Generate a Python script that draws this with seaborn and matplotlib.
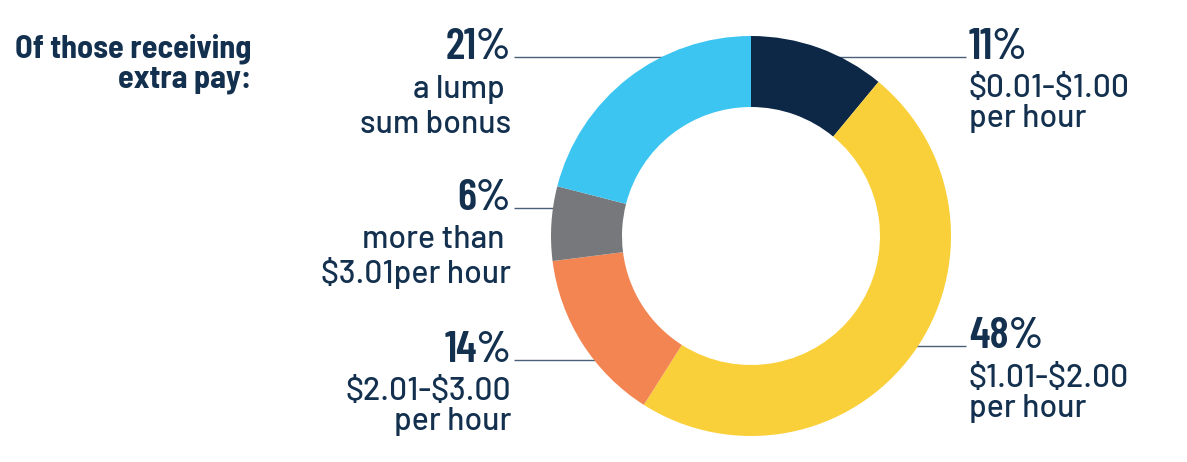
import numpy as np
import matplotlib
matplotlib.use("Agg")
import matplotlib.pyplot as plt
import seaborn as sns

# Share of workers receiving each kind of extra pay (clockwise from the top)
categories = ["$0.01-$1.00 per hour", "$1.01-$2.00 per hour", "$2.01-$3.00 per hour",
              "more than $3.01 per hour", "a lump sum bonus"]
shares = [11, 48, 14, 6, 21]
colors = ["#0c2846", "#fad03a", "#f38552", "#77787b", "#3cc5f1"]
pct_labels = ["11%", "48%", "14%", "6%", "21%"]
desc_labels = [["$0.01-$1.00", "per hour"], ["$1.01-$2.00", "per hour"],
               ["$2.01-$3.00", "per hour"], ["more than ", "$3.01per hour"],
               ["a lump ", "sum bonus"]]
title_lines = ["Of those receiving", "extra pay:"]

sns.set_theme(style="white")
plt.rcParams["font.family"] = ["Barlow", "Roboto", "DejaVu Sans"]

W, H = 1187, 462
fig = plt.figure(figsize=(W / 100, H / 100), dpi=100)
ax = fig.add_axes([0, 0, 1, 1])

cx, cy, R, ring = 751, H - 236, 200, 71
ax.pie(shares, colors=colors, startangle=90, counterclock=False,
       center=(cx, cy), radius=R,
       wedgeprops=dict(width=ring, linewidth=0, antialiased=True))
ax.set_xlim(0, W)
ax.set_ylim(0, H)
ax.set_aspect("equal")
ax.axis("off")

navy = "#13304f"
cond = ["Barlow Condensed", "Roboto Condensed", "Oswald", "Asap Condensed", "DejaVu Sans"]
pct_font = dict(family=cond, weight=600, fontsize=32, color=navy, parse_math=False)
desc_font = dict(family=["Barlow", "Roboto", "DejaVu Sans"], weight=500, fontsize=23,
                 color=navy, parse_math=False)

# label layout: (side, text x, percentage baseline, description baselines, leader y)
layout = [
    ("right", 969, 59, (97, 127), 57),
    ("right", 969, 348, (387, 417), 346),
    ("left", 511, 362, (400, 430), 360),
    ("left", 511, 210, (248, 283), 208),
    ("left", 511, 59, (98, 133), 57),
]

for (side, tx, base, dbases, ly), pct, desc in zip(layout, pct_labels, desc_labels):
    ha = "left" if side == "right" else "right"
    ax.text(tx, H - base, pct, ha=ha, va="baseline", **pct_font)
    for line, b in zip(desc, dbases):
        ax.text(tx, H - b, line, ha=ha, va="baseline", **desc_font)
    dy = (H - ly) - cy
    dx = np.sqrt(max(R ** 2 - dy ** 2, 0))
    if side == "right":
        x0, x1 = cx + dx - 2, tx - 3
    else:
        x0, x1 = tx + 3, cx - dx + 2
    ax.plot([x0, x1], [H - ly, H - ly], color="#4a5f78", lw=1.0,
            solid_capstyle="butt", zorder=0)

title_font = dict(family=["Barlow Semi Condensed", "Barlow Condensed", "Roboto Condensed",
                          "DejaVu Sans"], weight="bold", fontsize=23.2, color=navy,
                  parse_math=False)
for line, b in zip(title_lines, (58, 88)):
    ax.text(251, H - b, line, ha="right", va="baseline", **title_font)

fig.savefig("out.png", dpi=100, facecolor="white")
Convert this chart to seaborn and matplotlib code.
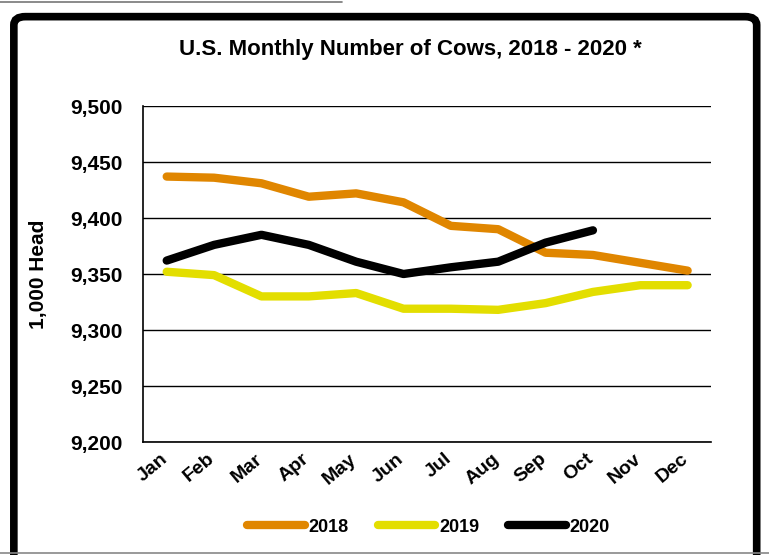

........

Give again, word for word, every line from the top of the data through the line with "import seaborn as sns", both ends included, and exclude the pictures.

**Written response**
Generate a Python script that draws this with seaborn and matplotlib.
import numpy as np
import matplotlib
matplotlib.use("Agg")
import matplotlib.pyplot as plt
import seaborn as sns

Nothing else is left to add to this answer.